┌────────

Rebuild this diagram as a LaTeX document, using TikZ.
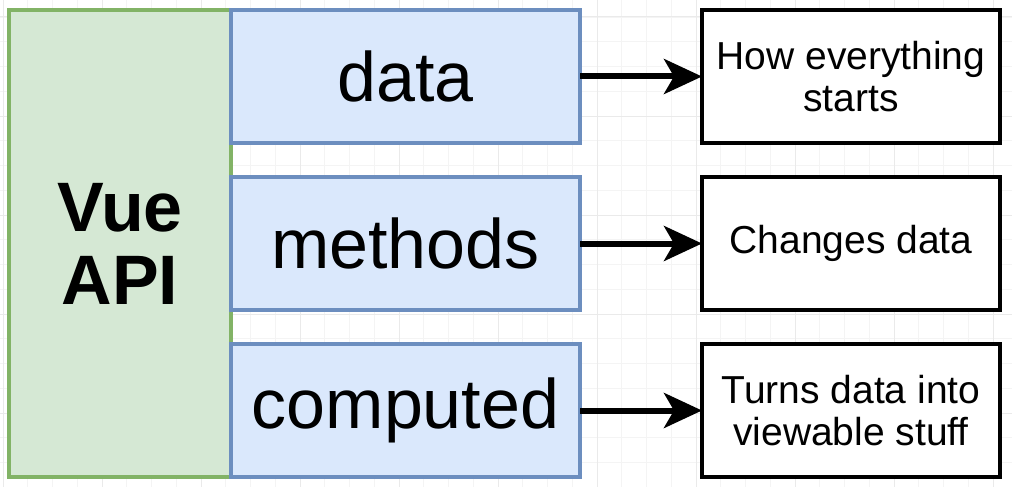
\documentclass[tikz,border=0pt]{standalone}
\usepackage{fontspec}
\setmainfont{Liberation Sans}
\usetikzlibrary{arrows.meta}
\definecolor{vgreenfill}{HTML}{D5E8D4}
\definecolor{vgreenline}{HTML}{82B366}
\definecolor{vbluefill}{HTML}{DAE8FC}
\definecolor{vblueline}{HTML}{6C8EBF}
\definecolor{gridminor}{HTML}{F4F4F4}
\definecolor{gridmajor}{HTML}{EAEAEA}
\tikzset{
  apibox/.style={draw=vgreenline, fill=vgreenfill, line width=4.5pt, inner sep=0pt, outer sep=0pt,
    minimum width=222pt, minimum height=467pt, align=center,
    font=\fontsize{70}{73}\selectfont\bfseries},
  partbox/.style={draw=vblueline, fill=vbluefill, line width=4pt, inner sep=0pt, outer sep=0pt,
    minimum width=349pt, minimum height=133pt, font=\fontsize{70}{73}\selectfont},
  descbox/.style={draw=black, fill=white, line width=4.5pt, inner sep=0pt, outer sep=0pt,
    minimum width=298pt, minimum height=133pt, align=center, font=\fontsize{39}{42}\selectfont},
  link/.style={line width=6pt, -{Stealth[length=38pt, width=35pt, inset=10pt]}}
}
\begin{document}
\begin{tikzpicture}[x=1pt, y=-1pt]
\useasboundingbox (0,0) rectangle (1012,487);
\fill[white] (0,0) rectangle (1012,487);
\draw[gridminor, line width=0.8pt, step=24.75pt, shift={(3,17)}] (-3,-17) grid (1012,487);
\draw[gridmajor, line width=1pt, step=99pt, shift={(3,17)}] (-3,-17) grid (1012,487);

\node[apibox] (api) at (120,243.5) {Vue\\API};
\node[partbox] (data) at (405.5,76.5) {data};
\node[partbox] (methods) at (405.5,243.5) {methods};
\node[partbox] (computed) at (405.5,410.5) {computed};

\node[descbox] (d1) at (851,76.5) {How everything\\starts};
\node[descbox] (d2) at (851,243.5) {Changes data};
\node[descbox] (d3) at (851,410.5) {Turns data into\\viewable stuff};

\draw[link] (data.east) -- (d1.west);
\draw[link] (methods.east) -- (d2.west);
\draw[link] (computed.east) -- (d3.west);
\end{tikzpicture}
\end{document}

└────────

**PROBLEM:** Quote in full the listing given above; the images are to be left out.

**TASK RESULT:**
Rebuild this diagram as a LaTeX document, using TikZ.
\documentclass[tikz,border=0pt]{standalone}
\usepackage{fontspec}
\setmainfont{Liberation Sans}
\usetikzlibrary{arrows.meta}
\definecolor{vgreenfill}{HTML}{D5E8D4}
\definecolor{vgreenline}{HTML}{82B366}
\definecolor{vbluefill}{HTML}{DAE8FC}
\definecolor{vblueline}{HTML}{6C8EBF}
\definecolor{gridminor}{HTML}{F4F4F4}
\definecolor{gridmajor}{HTML}{EAEAEA}
\tikzset{
  apibox/.style={draw=vgreenline, fill=vgreenfill, line width=4.5pt, inner sep=0pt, outer sep=0pt,
    minimum width=222pt, minimum height=467pt, align=center,
    font=\fontsize{70}{73}\selectfont\bfseries},
  partbox/.style={draw=vblueline, fill=vbluefill, line width=4pt, inner sep=0pt, outer sep=0pt,
    minimum width=349pt, minimum height=133pt, font=\fontsize{70}{73}\selectfont},
  descbox/.style={draw=black, fill=white, line width=4.5pt, inner sep=0pt, outer sep=0pt,
    minimum width=298pt, minimum height=133pt, align=center, font=\fontsize{39}{42}\selectfont},
  link/.style={line width=6pt, -{Stealth[length=38pt, width=35pt, inset=10pt]}}
}
\begin{document}
\begin{tikzpicture}[x=1pt, y=-1pt]
\useasboundingbox (0,0) rectangle (1012,487);
\fill[white] (0,0) rectangle (1012,487);
\draw[gridminor, line width=0.8pt, step=24.75pt, shift={(3,17)}] (-3,-17) grid (1012,487);
\draw[gridmajor, line width=1pt, step=99pt, shift={(3,17)}] (-3,-17) grid (1012,487);

\node[apibox] (api) at (120,243.5) {Vue\\API};
\node[partbox] (data) at (405.5,76.5) {data};
\node[partbox] (methods) at (405.5,243.5) {methods};
\node[partbox] (computed) at (405.5,410.5) {computed};

\node[descbox] (d1) at (851,76.5) {How everything\\starts};
\node[descbox] (d2) at (851,243.5) {Changes data};
\node[descbox] (d3) at (851,410.5) {Turns data into\\viewable stuff};

\draw[link] (data.east) -- (d1.west);
\draw[link] (methods.east) -- (d2.west);
\draw[link] (computed.east) -- (d3.west);
\end{tikzpicture}
\end{document}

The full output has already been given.